In the wake of the killing of Osama bin Laden, outrage against Pakistan has become commonplace in Washington, as exasperation grows, pressure builds, and the threats multiply. Members of Congress from both parties have urged major cuts in the third largest U.S. aid program, which has gone mainly to the Pakistani military. (Republican Congressman Ted Poe caught the mood of the moment: “Pakistan has a lot of explaining to do... Unless the State Department can certify to Congress that Pakistan was not harboring America's number one enemy, Pakistan should not receive one more cent of American aid.") Meanwhile, members of the White House have reportedly called for “strong reprisals” if the Pakistanis aren’t more cooperative on information-sharing in the war on terror, and Senator John Kerry traveled to Islamabad to demand from that country’s leaders “a real demonstration of commitment” in fighting terrorism at a “make it or break it moment.”

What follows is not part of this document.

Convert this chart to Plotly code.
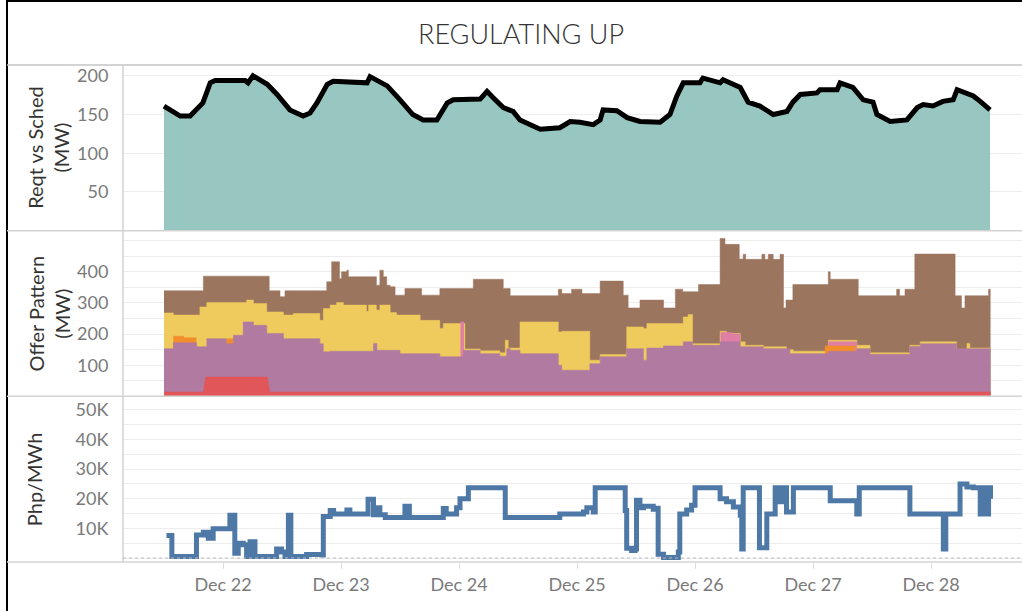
"""
Regulating Up dashboard: requirement, offer pattern and price panels
"""
import plotly.graph_objects as go
from plotly.subplots import make_subplots
import pandas as pd

BASE = pd.Timestamp("2023-12-21 00:00")

# --- Reqt vs Sched (hours since Dec 21 00:00, MW)
reqt_hours = [12.0, 15.3, 17.3, 19.9, 21.4, 22.4, 28.5, 29.1, 30.1, 33.0, 35.0, 37.6,
              40.3, 41.7, 43.1, 45.2, 46.4, 53.3, 53.9, 57.4, 60.0, 62.6, 64.7, 67.5,
              69.6, 70.8, 76.3, 77.7, 78.9, 81.0, 83.0, 84.4, 88.5, 92.5, 94.6, 96.6,
              99.3, 100.7, 101.3, 104.1, 106.2, 108.8, 112.9, 114.9, 116.3, 117.6, 121.0,
              121.6, 125.1, 125.7, 129.2, 130.8, 133.2, 135.9, 138.7, 139.9, 141.4, 144.8,
              145.4, 148.9, 149.5, 152.1, 154.2, 156.2, 157.0, 159.7, 163.1, 165.2, 166.4,
              168.4, 170.4, 172.5, 173.3, 176.6, 178.0, 180.0]
reqt_mw = [161, 148, 148, 165, 191, 194, 194, 191, 200, 189, 176, 156,
           148, 152, 165, 189, 193, 191, 199, 187, 169, 150, 143, 143,
           165, 169, 170, 180, 172, 159, 154, 143, 131, 133, 141, 140,
           137, 143, 156, 155, 146, 141, 140, 150, 174, 191, 191,
           197, 191, 195, 185, 166, 161, 150, 154, 166, 176, 178,
           182, 182, 191, 185, 169, 166, 150, 141, 143, 159, 163,
           161, 167, 169, 182, 174, 167, 156]

# --- Offer pattern, cumulative top of each band (MW)
brown_hours = [12.0, 20.0, 33.4, 35.6, 36.6, 45.1, 46.1, 47.7, 48.1, 49.2, 49.5, 55.2,
               55.9, 56.6, 57.3, 58.0, 59.0, 61.0, 64.4, 68.1, 74.9, 81.0, 82.4, 92.2,
               92.9, 94.9, 97.0, 100.7, 105.4, 106.4, 108.8, 113.6, 116.0, 117.5, 120.7,
               125.1, 126.1, 129.0, 129.8, 130.3, 133.6, 134.2, 134.9, 135.9, 137.3, 138.0,
               138.5, 139.9, 147.1, 147.5, 153.2, 161.0, 161.6, 162.7, 164.7, 172.9, 174.2,
               174.9, 179.7, 180.1]
brown_mw = [339, 386, 339, 320, 339, 368, 432, 378, 400, 405, 384, 357,
            405, 384, 357, 352, 325, 346, 325, 346, 376, 346, 323, 344,
            330, 344, 330, 370, 325, 284, 309, 284, 344, 336, 359,
            507, 488, 441, 456, 440, 456, 440, 456, 440, 456, 284,
            309, 359, 400, 376, 323, 344, 323, 344, 457, 323, 284,
            323, 344, 344]

yellow_hours = [12.0, 13.9, 19.3, 20.7, 28.8, 30.2, 32.9, 36.3, 38.3, 43.7, 44.4, 45.8,
                47.1, 48.5, 53.2, 53.6, 55.2, 55.9, 58.0, 59.3, 64.1, 68.1, 68.8, 73.2,
                76.3, 80.3, 81.4, 82.0, 84.4, 92.2, 92.9, 98.6, 100.7, 106.1, 109.5, 110.2,
                117.6, 118.6, 119.5, 125.1, 126.4, 129.2, 130.2, 133.9, 138.6, 140.0, 147.1,
                152.9, 155.6, 163.7, 165.8, 173.2, 175.3, 175.9, 180.1]
yellow_mw = [268, 261, 287, 301, 309, 298, 271, 261, 266, 244, 282, 293,
             301, 293, 273, 293, 277, 293, 269, 261, 244, 218, 234, 152,
             146, 140, 180, 155, 239, 207, 209, 116, 134, 223, 218, 234,
             255, 263, 169, 209, 202, 175, 164, 159, 150, 145, 180,
             164, 140, 164, 175, 151, 170, 155, 155]

# pink and orange only show in a few stretches (None splits the stretches)
pink_hours = [72.3, 73.0, None, 125.2, 127.5, 129.2, None, 147.1, 152.9]
pink_mw = [239, 239, None, 205, 200, 200, None, 175, 175]

orange_hours = [13.9, 16.0, 18.6, None, 24.7, 26.1, None, 146.4, 152.6]
orange_mw = [193, 188, 188, None, 185, 185, None, 162, 162]

purple_hours = [12.0, 13.9, 18.6, 20.7, 24.7, 26.1, 28.1, 30.2, 32.9, 36.3, 43.7, 44.4,
                45.8, 54.6, 55.3, 60.0, 68.1, 72.9, 76.3, 80.3, 81.7, 82.4, 84.4, 92.2,
                92.9, 98.6, 100.7, 106.1, 109.5, 110.2, 113.6, 117.6, 119.5, 125.1, 129.2,
                133.9, 139.3, 147.1, 152.9, 155.6, 163.7, 165.8, 173.2, 180.1]
purple_mw = [153, 172, 159, 185, 169, 196, 239, 228, 202, 185, 169, 143,
             145, 170, 148, 137, 127, 148, 137, 129, 153, 148, 137, 100,
             84, 105, 127, 153, 116, 155, 162, 175, 164, 175, 159,
             153, 137, 145, 153, 135, 160, 169, 153, 153]

red_hours = [12.0, 20.0, 20.5, 33.0, 33.5, 180.1]
red_mw = [14, 14, 62, 62, 14, 14]

# --- Price (Php/MWh)
price_hours = [12.5, 13.6, 18.6, 20.0, 21.0, 22.0, 25.4, 26.4, 27.1, 28.1, 28.8, 29.5,
               30.5, 34.9, 35.9, 36.6, 37.3, 37.8, 41.0, 44.1, 44.4, 45.8, 46.5, 49.2,
               49.8, 53.5, 54.6, 55.3, 55.9, 57.0, 61.0, 61.9, 68.8, 69.4, 71.5, 72.2,
               73.9, 81.4, 92.5, 97.3, 98.0, 99.3, 99.7, 105.8, 106.1, 107.1, 107.8, 108.1,
               108.8, 109.5, 111.5, 112.2, 112.5, 113.6, 116.6, 116.9, 118.3, 119.3, 120.0,
               125.1, 126.4, 127.8, 129.2, 129.5, 129.8, 133.1, 134.6, 136.3, 137.3, 138.3,
               138.6, 140.0, 147.5, 152.9, 153.4, 163.7, 170.5, 171.0, 173.9, 175.3, 176.6,
               178.0, 178.6, 179.3, 179.7, 180.1]
price_php = [7600, 500, 7800, 8700, 6700, 9900, 14400, 1600, 5000, 4500, 500, 5500,
             500, 3000, 2000, 500, 14400, 500, 1200, 1000, 14000, 16000, 14900, 16200,
             14900, 19800, 14600, 17000, 14600, 13700, 17500, 13700, 16700, 14900, 17000, 20000,
             23700, 13700, 14900, 15500, 17000, 15500, 23700, 16000, 3300, 2500, 3000, 19500,
             17000, 17500, 16500, 16800, 1300, 200, 2000, 14900, 16200, 17800, 23700,
             20000, 19000, 17200, 14400, 3000, 23700, 3500, 14900, 23700, 19000, 23700,
             15500, 23700, 19300, 14900, 23700, 14900, 3000, 14900, 25000, 24000, 23700,
             14900, 23700, 14900, 23700, 20000]


def to_time(hours):
    return [BASE + pd.Timedelta(hours=h) for h in hours]


def split_runs(hours, vals):
    """Split None-separated lists into separate (hours, vals) runs"""
    runs, cur_h, cur_v = [], [], []
    for h, v in zip(hours, vals):
        if h is None:
            runs.append((cur_h, cur_v))
            cur_h, cur_v = [], []
        else:
            cur_h.append(h)
            cur_v.append(v)
    if cur_h:
        runs.append((cur_h, cur_v))
    return runs


FONT = "Lato"
GRID = "#ededed"
SEP = "#d3d3d3"

fig = make_subplots(rows=3, cols=1, shared_xaxes=True, vertical_spacing=0)

# Requirement area + black line
fig.add_trace(go.Scatter(x=to_time(reqt_hours), y=reqt_mw, mode="lines",
                         fill="tozeroy", fillcolor="#98c7c2",
                         line=dict(color="#86bdb7", width=1.5)), row=1, col=1)
fig.add_trace(go.Scatter(x=to_time(reqt_hours), y=reqt_mw, mode="lines",
                         line=dict(color="black", width=5)), row=1, col=1)

# Offer pattern layers, painted from the top band downwards
layers = [
    (brown_hours, brown_mw, "#9c755f"),
    (yellow_hours, yellow_mw, "#efca5c"),
    (pink_hours, pink_mw, "#df7fa6"),
    (orange_hours, orange_mw, "#f28e2b"),
    (purple_hours, purple_mw, "#b07aa1"),
]
for hrs, vals, col in layers:
    for run_h, run_v in split_runs(hrs, vals):
        fig.add_trace(go.Scatter(x=to_time(run_h), y=run_v, mode="lines", line_shape="hv",
                                 fill="tozeroy", fillcolor=col,
                                 line=dict(color=col, width=0.5)), row=2, col=1)
fig.add_trace(go.Scatter(x=to_time(red_hours), y=red_mw, mode="lines",
                         fill="tozeroy", fillcolor="#e15759",
                         line=dict(color="#e15759", width=0.5)), row=2, col=1)

# Price
fig.add_trace(go.Scatter(x=to_time(price_hours), y=price_php, mode="lines", line_shape="hv",
                         line=dict(color="#4e79a7", width=5)), row=3, col=1)

x_start = BASE + pd.Timedelta(hours=3.66)
x_end = BASE + pd.Timedelta(hours=186.5)

tickfont = dict(family=FONT, size=18, color="#7a7a7a")
fig.update_xaxes(range=[x_start, x_end], showgrid=False, zeroline=False, showline=False)
fig.update_xaxes(tickformat="%b %d", dtick=86400000, tick0="2023-12-22",
                 ticks="outside", ticklen=6, tickcolor="#dddddd", tickfont=tickfont,
                 row=3, col=1)

yax = dict(showgrid=True, gridcolor=GRID, gridwidth=1, zeroline=False, showline=False,
           ticks="outside", ticklen=10, tickcolor="rgba(0,0,0,0)", tickfont=tickfont)
fig.update_yaxes(range=[0, 214], tickvals=[50, 100, 150, 200], **yax, row=1, col=1)
fig.update_yaxes(range=[0, 532], tickvals=[100, 200, 300, 400],
                 minor=dict(tick0=0, dtick=50, showgrid=True, gridcolor=GRID), **yax,
                 row=2, col=1)
fig.update_yaxes(range=[-1350, 54600], tickvals=[10000, 20000, 30000, 40000, 50000],
                 ticktext=["10K", "20K", "30K", "40K", "50K"],
                 minor=dict(tick0=0, dtick=5000, showgrid=True, gridcolor=GRID), **yax,
                 row=3, col=1)


# frame lines, in paper units (plot area: x 123..1022, y 65..562 px)
def px_x(x):
    return (x - 123) / 899


def px_y(y):
    return (562 - y) / 497


shapes = [
    dict(type="line", xref="paper", yref="paper", x0=px_x(6), x1=px_x(1022),
         y0=px_y(1), y1=px_y(1), line=dict(color="black", width=2)),
    dict(type="line", xref="paper", yref="paper", x0=px_x(7), x1=px_x(7),
         y0=px_y(0), y1=px_y(611), line=dict(color="black", width=2)),
    dict(type="line", xref="paper", yref="paper", x0=px_x(7), x1=1,
         y0=1, y1=1, line=dict(color="#c4c4c4", width=1.5)),
    dict(type="line", xref="paper", yref="paper", x0=0, x1=0,
         y0=0, y1=1, line=dict(color=SEP, width=1.5)),
    dict(type="line", xref="paper", yref="y3", x0=0, x1=1, y0=0, y1=0,
         line=dict(color="#bdbdbd", width=1, dash="dot")),
]
for yb in [2 / 3, 1 / 3, 0]:
    shapes.append(dict(type="line", xref="paper", yref="paper", x0=px_x(7), x1=1,
                       y0=yb, y1=yb, line=dict(color=SEP, width=1.5)))

titlefont = dict(family=FONT, size=20, color="#333333")
annotations = [
    dict(text="REGULATING UP", xref="paper", yref="paper", x=px_x(521), y=px_y(33),
         xanchor="center", yanchor="middle", showarrow=False,
         font=dict(family=FONT, size=27, color="#333333", weight=300)),
    dict(text="Reqt vs Sched<br>(MW)", xref="paper", yref="paper", x=px_x(48),
         y=5 / 6, xanchor="center", yanchor="middle", textangle=-90, showarrow=False,
         font=titlefont),
    dict(text="Offer Pattern<br>(MW)", xref="paper", yref="paper", x=px_x(48),
         y=1 / 2, xanchor="center", yanchor="middle", textangle=-90, showarrow=False,
         font=titlefont),
    dict(text="Php/MWh", xref="paper", yref="paper", x=px_x(34),
         y=1 / 6, xanchor="center", yanchor="middle", textangle=-90, showarrow=False,
         font=titlefont),
]

fig.update_layout(width=1022, height=611, margin=dict(l=123, r=0, t=65, b=49),
                  plot_bgcolor="white", paper_bgcolor="white", showlegend=False,
                  font=dict(family=FONT), shapes=shapes, annotations=annotations)

fig.write_html("out.html", config={"displayModeBar": False},
               post_script="document.body.style.margin = '0';")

About that leadership, high American officials have lately minced few words. Secretary of Defense Robert Gates was typical. At a press conference, he answered a question about whether the Pakistani senior leadership shouldn’t “pay a price” for someone there knowing about bin Laden’s Abbottabad hideout in the following way: “If I were in Pakistani shoes, I would say I've already paid a price. I've been humiliated. I've been shown that the Americans can come in here and do this with impunity.” Impunity? It’s not a word secretaries of defense usually wield when it comes to allies and was clearly meant to register in Islamabad -- and to humiliate.
Here’s what’s curious though: as Dilip Hiro, South Asian expert and author most recently of After Empire: The Birth of A Multipolar World, points out, the Pakistanis control American supply lines to Afghanistan and so the fate of the war there, a simple fact seldom highlighted in the U.S. And here is a simple reality to go with that: The U.S., which has contributed $20 billion in aid to Pakistan since 2001, certainly could cut back or cut off future infusions of financial support. It could also launch those “strong reprisals,” but only if it first made a basic decision -- to withdraw American troops from Afghanistan and end its war there. Otherwise it remains in an uncomfortable marriage with Pakistan till, as they say, death do us part, a coupling in which, as Hiro indicates in his latest piece “Playing the China Card,” Pakistan for all its internal weaknesses has a potentially stronger position than most Americans might imagine.